News of the suspension in eradication work surprised and worried the US, which has tried for years to limit coca production in Peru as part of a broader war on drugs. The UN says Peru is now the world’s leading coca grower and could surpass Colombia as the top cocaine producer.
“We are working on how to redirect efforts,” Peruvian Interior Minister Oscar Valdes said.
He said eradication would resume “very soon,” but added that the government wanted to focus more on catching major traffickers and cutting off access to supplies like kerosene used to refine coca into cocaine.
“The public must understand that the reduction of illicit crops will continue as the president has said and there will be a frontal fight against drug trafficking,” Valdes said.
However, US Ambassador to Peru Rose Likins appeared taken aback by the decision.
“I still haven’t received a complete explanation of what happened,” she said after visiting with the head of the Peruvian Congress. “It would have been better to have received information about this beforehand.”
The suspension of the eradication program coincided with Peruvian President Ollanta Humala’s reshuffling of the country’s drug policy team.
Humala, a former army officer, has said he would work closely with the US to fight cocaine production. He has also said he expects countries that buy illegal cocaine to contribute to the effort.
However, Humala drew criticism earlier this month for appointing Ricardo Soberon to head Peru’s anti-drug agency.

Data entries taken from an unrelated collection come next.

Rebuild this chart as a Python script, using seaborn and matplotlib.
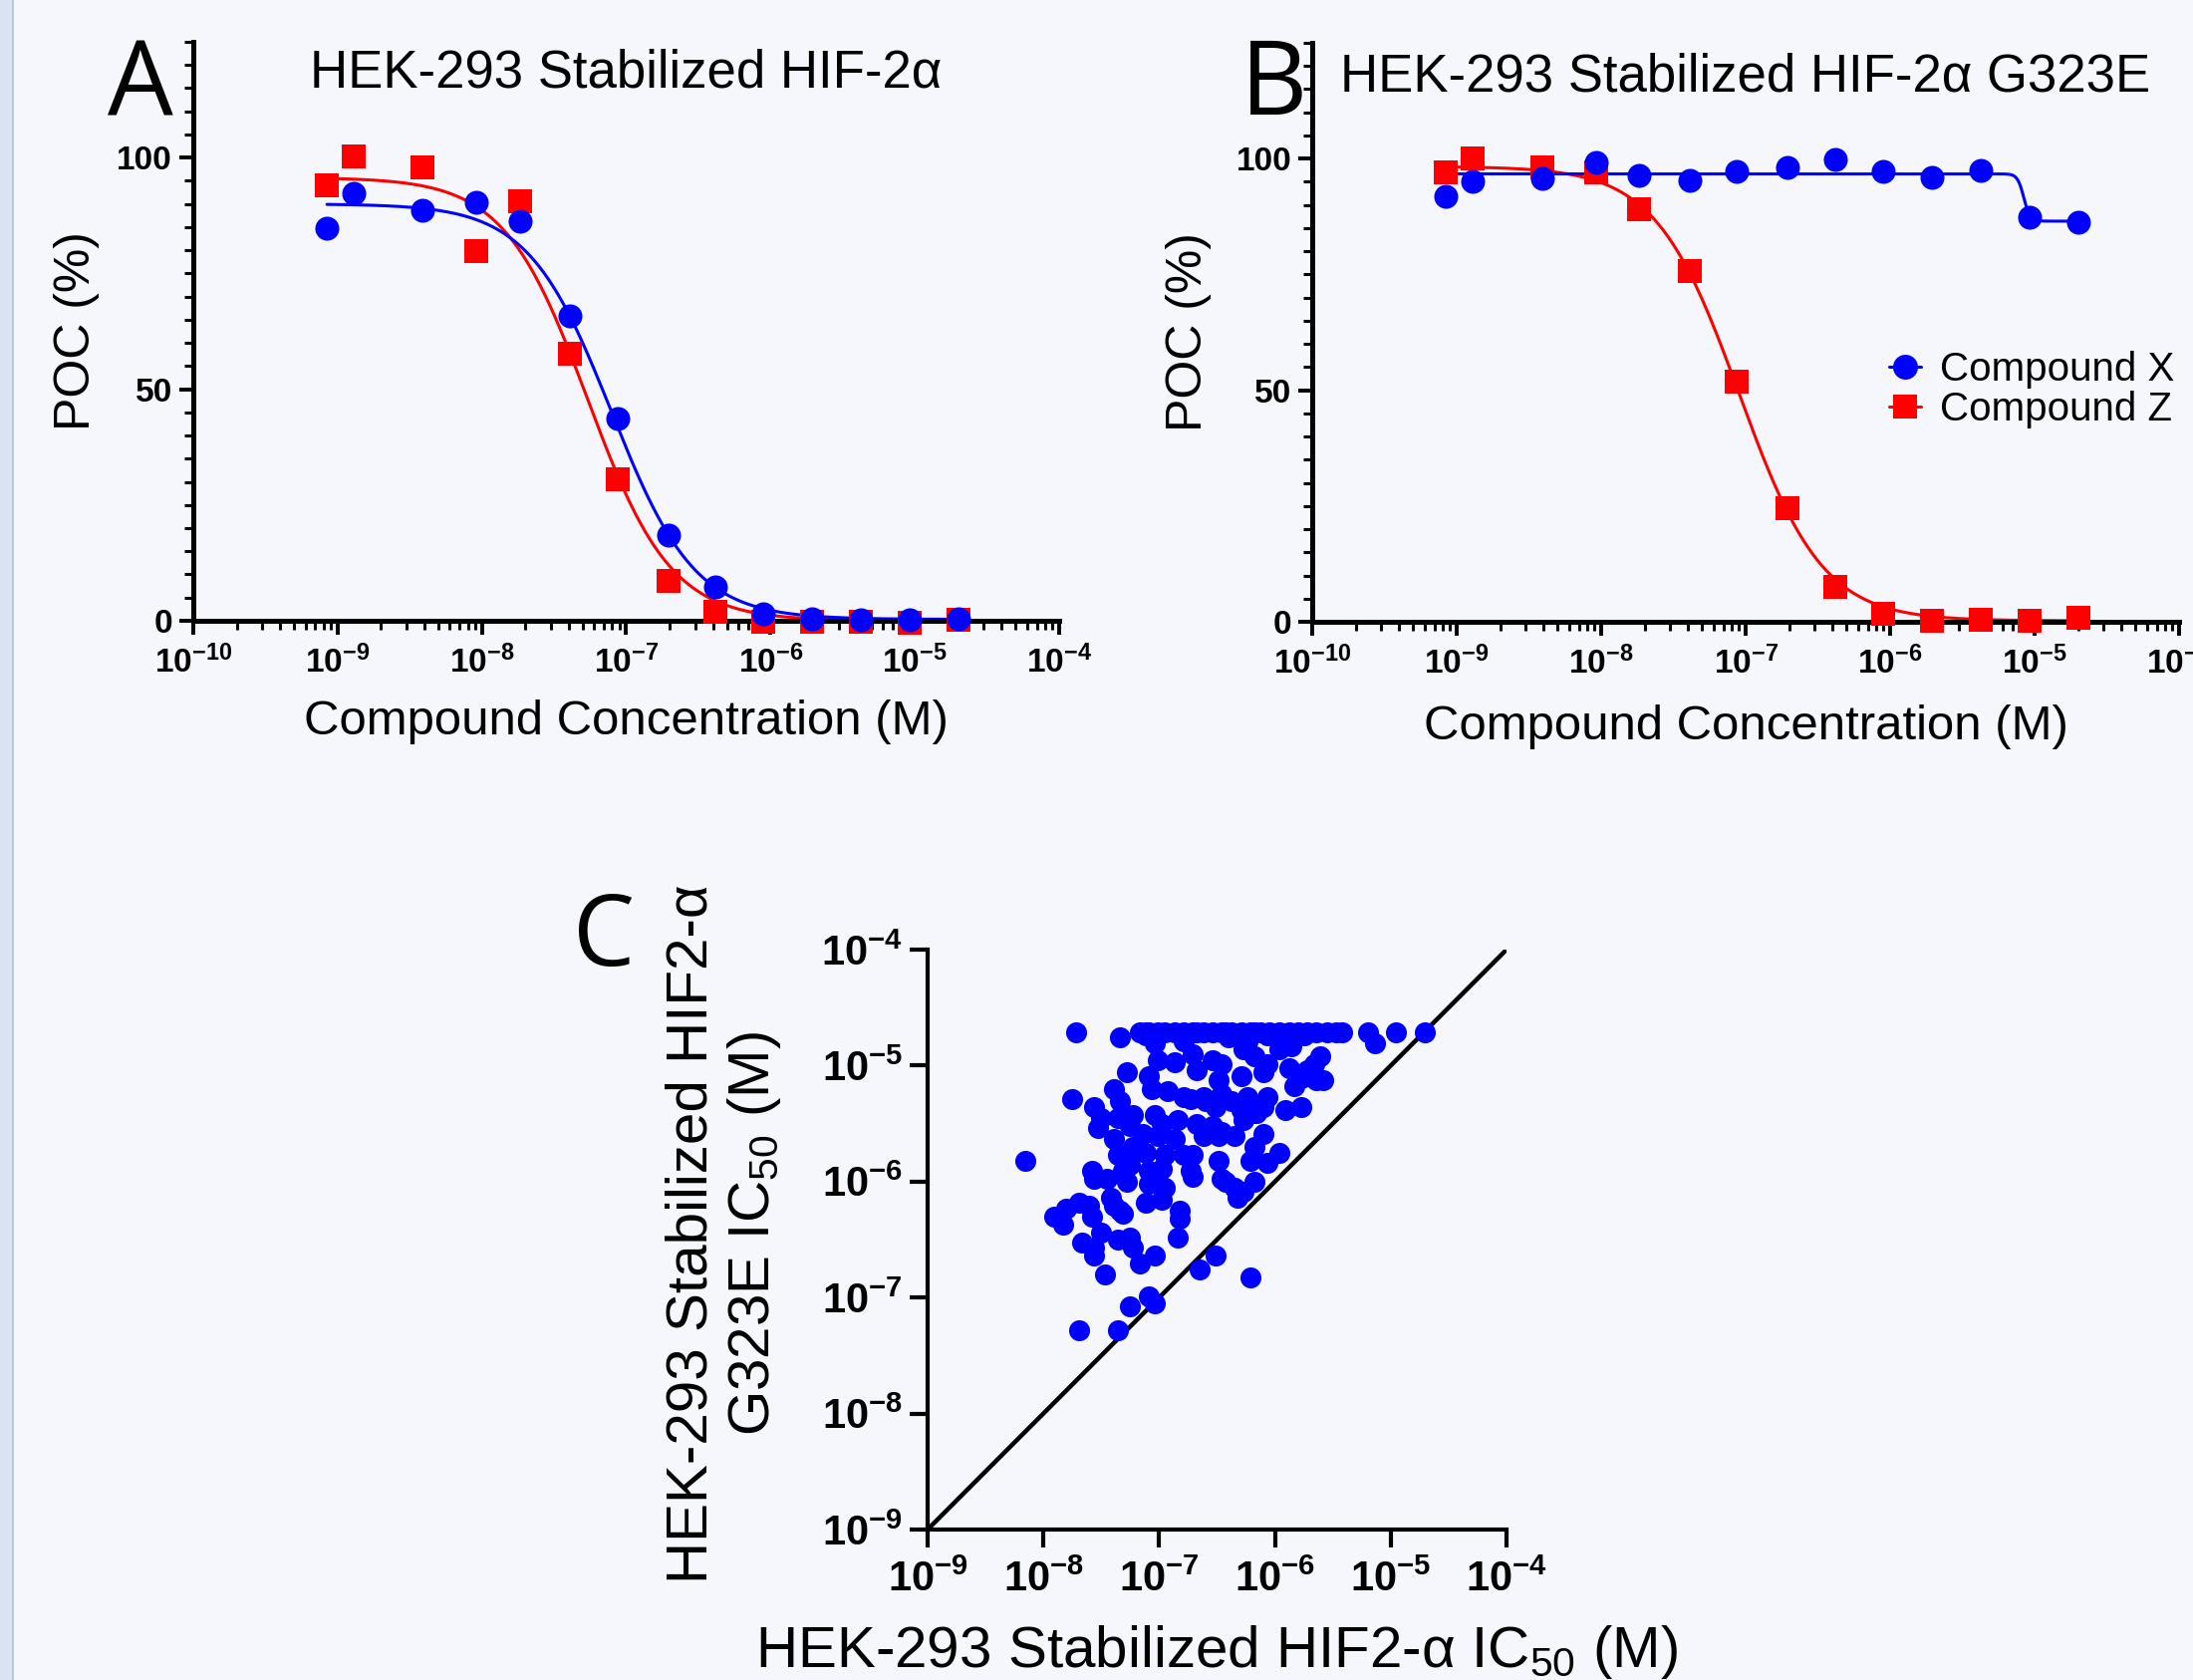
import matplotlib.pyplot as plt
import matplotlib.ticker as mticker
from matplotlib.lines import Line2D
from matplotlib.patches import Rectangle
import numpy as np
import seaborn as sns

sns.set_style('ticks')
plt.rcParams['font.family'] = ['Liberation Sans', 'Noto Sans CJK SC']
plt.rcParams['mathtext.fontset'] = 'custom'
plt.rcParams['mathtext.rm'] = 'Liberation Sans'
plt.rcParams['mathtext.bf'] = 'Liberation Sans:bold'
plt.rcParams['mathtext.it'] = 'Liberation Sans:italic'
for key in ['text.color', 'axes.labelcolor', 'xtick.color', 'ytick.color', 'axes.edgecolor']:
    plt.rcParams[key] = 'black'

BG = '#f5f7fc'
BLUE = '#0000ff'
RED = '#ff0000'

# Dose-response data (panels A and B), concentration in M, response in POC %
conc = [8.45e-10, 1.29e-9, 3.9e-9, 9.2e-9, 1.83e-8, 4.09e-8, 8.7e-8,
        1.95e-7, 4.16e-7, 8.87e-7, 1.93e-6, 4.22e-6, 9.2e-6, 2.0e-5]
a_cmpd_x = [84.7, 92.4, 88.7, 90.4, 86.3, 65.9, 43.6, 18.4, 7.3, 1.6, 0.5, 0.2, 0.2, 0.5]
a_cmpd_z = [94.1, 100.2, 97.9, 79.8, 90.6, 57.7, 30.5, 8.6, 1.9, -0.2, -0.2, -0.3, -0.4, 0.2]
b_cmpd_x = [91.9, 95.1, 95.7, 99.1, 96.3, 95.3, 97.2, 98.2, 99.9, 97.2, 96.0, 97.4, 87.4, 86.3]
b_cmpd_z = [97.0, 100.1, 98.0, 97.1, 89.1, 75.8, 51.9, 24.6, 7.5, 1.8, 0.3, 0.5, 0.2, 0.8]

# four-parameter logistic fits: top, bottom, IC50, hill
fit_a_x = (90.0, 0.3, 7.9e-8, 1.5)
fit_a_z = (95.7, 0.0, 5.4e-8, 1.5)
fit_b_x = (96.7, 86.5, 8.4e-6, 20.0)
fit_b_z = (98.3, 0.2, 9.0e-8, 1.5)

dose_ticks = [1e-10, 1e-9, 1e-8, 1e-7, 1e-6, 1e-5, 1e-4]
dose_tick_labels = [r'$\mathbf{10^{-10}}$', r'$\mathbf{10^{-9}}$', r'$\mathbf{10^{-8}}$',
                    r'$\mathbf{10^{-7}}$', r'$\mathbf{10^{-6}}$', r'$\mathbf{10^{-5}}$',
                    r'$\mathbf{10^{-4}}$']

# Panel C: log10 IC50 (M) wild type vs G323E
c_wt_log = [-7.72, -7.17, -7.01, -6.87, -6.79, -6.71, -6.62, -6.54, -6.46, -6.38, -6.29,
            -6.21, -6.13, -6.05, -5.96, -5.88, -5.80, -5.72, -5.64, -5.55, -5.47, -5.42,
            -5.20, -4.96, -4.71, -7.12, -6.68, -6.43, -6.18, -7.09, -6.95,
            -7.34, -5.14, -7.04, -6.40, -6.24, -6.07, -5.91, -5.75, -6.79, -7.12,
            -7.01, -6.87, -6.71, -6.54, -6.46, -6.27, -6.18, -6.07, -5.96, -5.86, -5.88,
            -5.61, -5.66, -6.68, -6.49, -6.29, -6.10, -5.72, -7.09, -7.28, -7.06, -6.93,
            -6.79, -6.62, -6.46, -6.38, -6.24, -6.07, -5.77, -5.83, -5.64, -5.58, -5.91,
            -5.77, -6.10, -6.18, -6.29, -6.51, -6.60, -6.73, -7.39, -7.34, -7.75, -7.56,
            -7.50, -7.36, -7.23, -7.04, -6.98, -6.84, -6.68, -6.54, -6.46, -6.35, -6.27,
            -6.16, -7.53, -7.25, -7.14, -7.01, -6.87, -6.62, -6.49, -7.39, -7.23, -7.36,
            -7.12, -6.95, -6.79, -6.71, -6.18, -6.10, -5.96, -6.07, -6.21, -6.49, -7.25,
            -7.31, -7.09, -6.98, -7.01, -6.73, -6.71, -7.58, -7.56, -7.45, -7.28, -7.09,
            -6.95, -6.43, -6.35, -6.27, -6.18, -6.32, -6.46, -7.42, -7.39, -7.34, -7.12,
            -6.98, -7.69, -7.61, -7.80, -7.91, -7.83, -7.58, -7.31, -6.82, -6.82, -7.50,
            -7.67, -7.36, -7.25, -7.56, -7.56, -7.47, -7.23, -7.17, -7.04, -6.84, -6.65,
            -6.51, -6.21, -7.09, -7.04, -7.25, -7.69, -7.36, -8.16]
c_mut_log = [-4.71, -4.71, -4.71, -4.71, -4.71, -4.71, -4.71, -4.71, -4.71, -4.71, -4.71,
             -4.71, -4.71, -4.71, -4.71, -4.71, -4.71, -4.71, -4.71, -4.71, -4.71, -4.71,
             -4.71, -4.71, -4.71, -4.71, -4.71, -4.71, -4.71, -4.71, -4.71,
             -4.76, -4.81, -4.81, -4.76, -4.79, -4.74, -4.76, -4.74, -4.79, -4.74,
             -4.95, -4.97, -4.90, -4.95, -4.99, -4.86, -4.92, -4.99, -4.86, -4.83, -5.02,
             -4.92, -4.99, -5.04, -5.13, -5.09, -5.06, -5.04, -5.09, -5.06, -5.20, -5.22,
             -5.27, -5.27, -5.25, -5.31, -5.27, -5.27, -5.11, -5.18, -5.13, -5.13, -5.38,
             -5.36, -5.36, -5.41, -5.38, -5.36, -5.31, -5.29, -5.20, -5.31, -5.29, -5.36,
             -5.45, -5.45, -5.43, -5.43, -5.50, -5.47, -5.50, -5.52, -5.57, -5.61, -5.47,
             -5.41, -5.54, -5.52, -5.59, -5.61, -5.63, -5.61, -5.61, -5.63, -5.70, -5.77,
             -5.75, -5.77, -5.77, -5.77, -5.70, -5.59, -5.75, -5.84, -5.82, -5.82, -5.86,
             -5.91, -5.91, -5.89, -6.00, -5.91, -5.96, -5.91, -5.98, -5.98, -6.00, -6.02,
             -6.05, -6.00, -6.05, -6.09, -6.00, -6.14, -5.98, -6.14, -6.21, -6.25, -6.18,
             -6.16, -6.18, -6.21, -6.23, -6.30, -6.37, -6.30, -6.28, -6.25, -6.32, -6.44,
             -6.53, -6.50, -6.48, -6.57, -6.64, -6.80, -6.57, -6.71, -6.64, -6.48, -6.76,
             -6.64, -6.83, -6.99, -7.05, -7.08, -7.28, -7.28, -5.82]
identity_line = [1e-9, 1e-4]
c_ticks = [1e-9, 1e-8, 1e-7, 1e-6, 1e-5, 1e-4]
c_tick_labels = [r'$\mathbf{10^{-9}}$', r'$\mathbf{10^{-8}}$', r'$\mathbf{10^{-7}}$',
                 r'$\mathbf{10^{-6}}$', r'$\mathbf{10^{-5}}$', r'$\mathbf{10^{-4}}$']


def four_pl(x, top, bottom, ic50, hill):
    return bottom + (top - bottom) / (1 + (x / ic50) ** hill)


def draw_dose_panel(ax, title, title_y, resp_x, resp_z, fit_x, fit_z):
    grid = np.logspace(np.log10(conc[0]), np.log10(conc[-1]), 400)
    sns.lineplot(x=grid, y=four_pl(grid, *fit_z), ax=ax, color=RED, lw=2.2)
    sns.lineplot(x=grid, y=four_pl(grid, *fit_x), ax=ax, color=BLUE, lw=2.2)
    sns.scatterplot(x=conc, y=resp_z, ax=ax, color=RED, marker='s', s=300,
                    linewidth=0, clip_on=False, zorder=3)
    sns.scatterplot(x=conc, y=resp_x, ax=ax, color=BLUE, marker='o', s=300,
                    linewidth=0, clip_on=False, zorder=4)
    ax.set_xscale('log')
    ax.set_xlim(1e-10, 1e-4)
    ax.set_ylim(0, 125)
    ax.set_facecolor(BG)
    sns.despine(ax=ax)
    for sp in ['left', 'bottom']:
        ax.spines[sp].set_linewidth(3.6)
    ax.set_xticks(dose_ticks)
    ax.set_xticklabels(dose_tick_labels, fontsize=24)
    ax.xaxis.set_minor_locator(mticker.LogLocator(base=10, subs=np.arange(2, 10), numticks=20))
    ax.xaxis.set_minor_formatter(mticker.NullFormatter())
    ax.set_yticks([0, 50, 100])
    ax.set_yticklabels(['0', '50', '100'], fontsize=24, fontweight='bold')
    ax.yaxis.set_minor_locator(mticker.MultipleLocator(5))
    ax.tick_params(which='major', length=10, width=2.8, pad=5)
    ax.tick_params(axis='x', which='major', pad=8)
    ax.tick_params(which='minor', length=6.5, width=2.2)
    ax.text(0.5, title_y, title, transform=ax.transAxes, ha='center', va='baseline',
            fontsize=38)
    ax.set_xlabel('Compound Concentration (M)', fontsize=35.4)
    ax.set_ylabel('POC (%)', fontsize=36)


fig = plt.figure(figsize=(22.01, 16.86), dpi=100, facecolor=BG)
fig.patches.append(Rectangle((0, 0), 12 / 2201, 1, transform=fig.transFigure,
                             facecolor='#dae3f3', edgecolor='none'))
fig.patches.append(Rectangle((12 / 2201, 0), 2 / 2201, 1, transform=fig.transFigure,
                             facecolor='#b7c8e8', edgecolor='none'))

ax_a = fig.add_axes([0.0881, 0.6305, 0.3949, 0.3446])
ax_b = fig.add_axes([0.5984, 0.6299, 0.3953, 0.3446])
ax_c = fig.add_axes([0.4230, 0.0896, 0.2640, 0.3452])

draw_dose_panel(ax_a, 'HEK-293 Stabilized HIF-2α', 0.9225, a_cmpd_x, a_cmpd_z, fit_a_x, fit_a_z)
draw_dose_panel(ax_b, 'HEK-293 Stabilized HIF-2α G323E', 0.9157, b_cmpd_x, b_cmpd_z,
                fit_b_x, fit_b_z)
ax_a.xaxis.set_label_coords(0.5, -0.136)
ax_b.xaxis.set_label_coords(0.5, -0.143)
ax_a.yaxis.set_label_coords(-0.108, 0.5)
ax_b.yaxis.set_label_coords(-0.116, 0.5)

handles = [Line2D([], [], color=BLUE, marker='o', markersize=18, lw=2.2, markeredgewidth=0),
           Line2D([], [], color=RED, marker='s', markersize=17, lw=2.2, markeredgewidth=0)]
ax_b.legend(handles, ['Compound X', 'Compound Z'], loc='center left',
            bbox_to_anchor=(0.8615, 0.768), bbox_transform=fig.transFigure,
            frameon=False, fontsize=29, handlelength=0.8, handletextpad=0.45,
            labelspacing=0.05, borderpad=0, borderaxespad=0)

# Panel C
sns.lineplot(x=identity_line, y=identity_line, ax=ax_c, color='black', lw=3.2)
sns.scatterplot(x=10 ** np.array(c_wt_log), y=10 ** np.array(c_mut_log), ax=ax_c,
                color=BLUE, s=230, linewidth=0, zorder=3)
ax_c.set_xscale('log')
ax_c.set_yscale('log')
ax_c.set_xlim(1e-9, 1e-4)
ax_c.set_ylim(1e-9, 1e-4)
ax_c.set_facecolor(BG)
sns.despine(ax=ax_c)
for sp in ['left', 'bottom']:
    ax_c.spines[sp].set_linewidth(3.0)
ax_c.set_xticks(c_ticks)
ax_c.set_xticklabels(c_tick_labels, fontsize=30)
ax_c.set_yticks(c_ticks)
ax_c.set_yticklabels(c_tick_labels, fontsize=30)
ax_c.xaxis.set_minor_locator(mticker.NullLocator())
ax_c.yaxis.set_minor_locator(mticker.NullLocator())
ax_c.tick_params(which='major', length=13, width=3.0, pad=5)
ax_c.tick_params(axis='x', which='major', pad=9)
ax_c.set_xlabel('HEK-293 Stabilized HIF2-α IC$_{50}$ (M)', fontsize=42)
ax_c.set_ylabel('HEK-293 Stabilized HIF2-α\nG323E IC$_{50}$ (M)', fontsize=42,
                multialignment='center', linespacing=1.15)
ax_c.xaxis.set_label_coords(0.5, -0.162)
ax_c.yaxis.set_label_coords(-0.25, 0.51)

# panel letters
fig.text(108 / 2201, 1 - 117 / 1686, 'A', fontsize=75, family='Open Sans', va='baseline')
fig.text(1245 / 2201, 1 - 115 / 1686, 'B', fontsize=75, family='Open Sans', va='baseline')
fig.text(575 / 2201, 1 - 969 / 1686, 'C', fontsize=71, family='Open Sans', va='baseline')

fig.savefig('out.png', dpi=100, facecolor=BG)
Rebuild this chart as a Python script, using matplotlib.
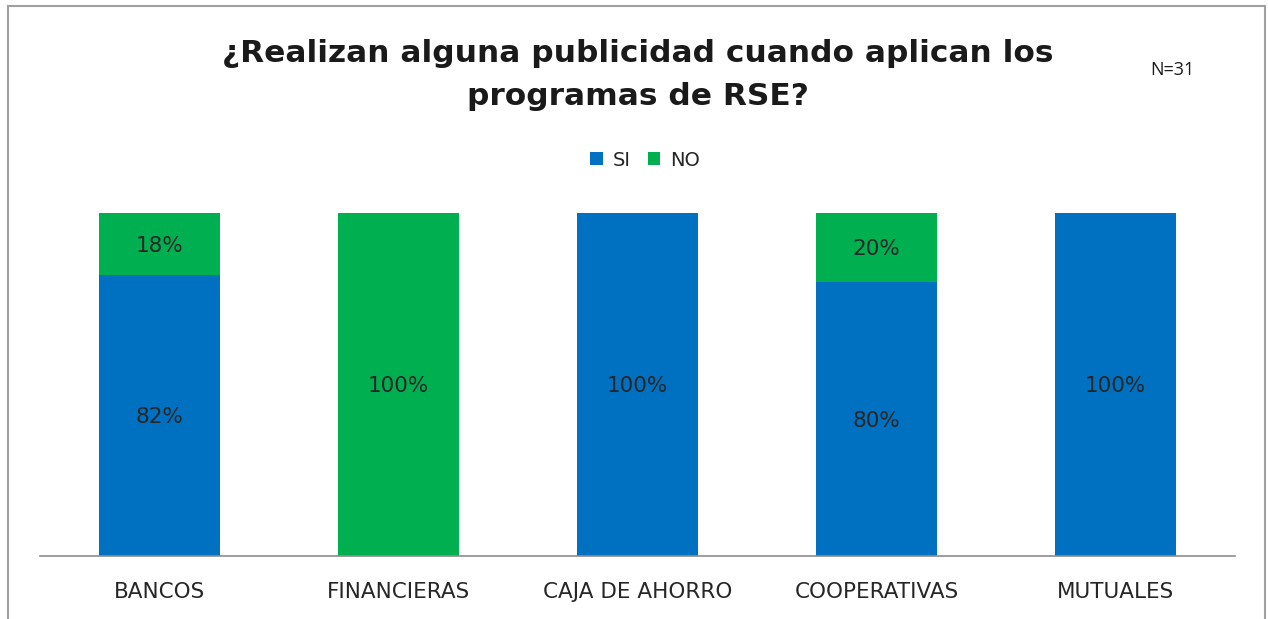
import matplotlib
matplotlib.use("Agg")
import matplotlib.pyplot as plt
from matplotlib.patches import Rectangle

plt.rcParams["font.family"] = "sans-serif"
plt.rcParams["font.sans-serif"] = ["DejaVu Sans"]

categories = ["BANCOS", "FINANCIERAS", "CAJA DE AHORRO", "COOPERATIVAS", "MUTUALES"]
si_values = [82, 0, 100, 80, 100]
no_values = [18, 100, 0, 20, 0]
series_names = ["SI", "NO"]
title = "¿Realizan alguna publicidad cuando aplican los\nprogramas de RSE?"
note = "N=31"

blue = "#0070C0"
green = "#00B050"
txt = "#262626"
FAM = "DejaVu Sans"

fig = plt.figure(figsize=(12.68, 6.19), dpi=100)
W, H = 1268, 619
ax = fig.add_axes([40 / W, 1 - 556 / H, (1235 - 40) / W, (556 - 213) / H])

x = list(range(len(categories)))
width = 0.507
b1 = ax.bar(x, si_values, width, color=blue, label=series_names[0])
b2 = ax.bar(x, no_values, width, bottom=si_values, color=green, label=series_names[1])

for i in x:
    if si_values[i] > 0:
        ax.text(i, si_values[i] / 2, f"{si_values[i]}%", ha="center",
                va="center_baseline", fontsize=15.5, color=txt, family=FAM)
    if no_values[i] > 0:
        ax.text(i, si_values[i] + no_values[i] / 2, f"{no_values[i]}%", ha="center",
                va="center_baseline", fontsize=15.5, color=txt, family=FAM)

ax.set_xlim(-0.5, len(categories) - 0.5)
ax.set_ylim(0, 100)
ax.set_yticks([])
for s in ["left", "right", "top"]:
    ax.spines[s].set_visible(False)
ax.spines["bottom"].set_color("#8C8C8C")
ax.spines["bottom"].set_linewidth(1.2)
ax.set_xticks(x)
ax.set_xticklabels(categories, fontsize=15.5, color=txt, family=FAM)
ax.tick_params(axis="x", length=0, pad=19)

fig.text(638 / W, 1 - 75 / H, title, ha="center", va="center", fontsize=22.5,
         fontweight="bold", color="#1a1a1a", linespacing=1.65, family=FAM)
fig.text(1172 / W, 1 - 70 / H, note, ha="center", va="center", fontsize=13,
         family="Open Sans", color="#1a1a1a")

leg = fig.legend(handles=[b1, b2], labels=series_names, loc="center",
                 bbox_to_anchor=(645 / W, 1 - 160 / H), ncol=2, frameon=False,
                 prop={"family": FAM, "size": 14},
                 handlelength=0.65, handleheight=0.65, handletextpad=0.5,
                 columnspacing=0.9)
for t in leg.get_texts():
    t.set_color(txt)

fig.patches.append(Rectangle((8 / W, -0.01), (1265 - 8) / W, 1 - 6 / H + 0.01,
                             transform=fig.transFigure, fill=False,
                             edgecolor="#A0A0A0", linewidth=1.5))

fig.savefig("out.png", dpi=100)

Soberon, a lawyer, worked for a legislator from the president’s political party who has close links to coca growers.
Many of them say they plant coca for traditional uses in food and religious ceremonies, though drug experts say 90 percent of coca winds up in the cocaine trade.
Humala narrowly lost the 2006 presidential election running as a radical leftist on a platform that opposed the US-Peru free trade pact.
He has reinvented himself as a moderate who favors foreign investment, though he won the June 5 election with strong support from the rural poor, including many in the jungle valleys where coca is grown.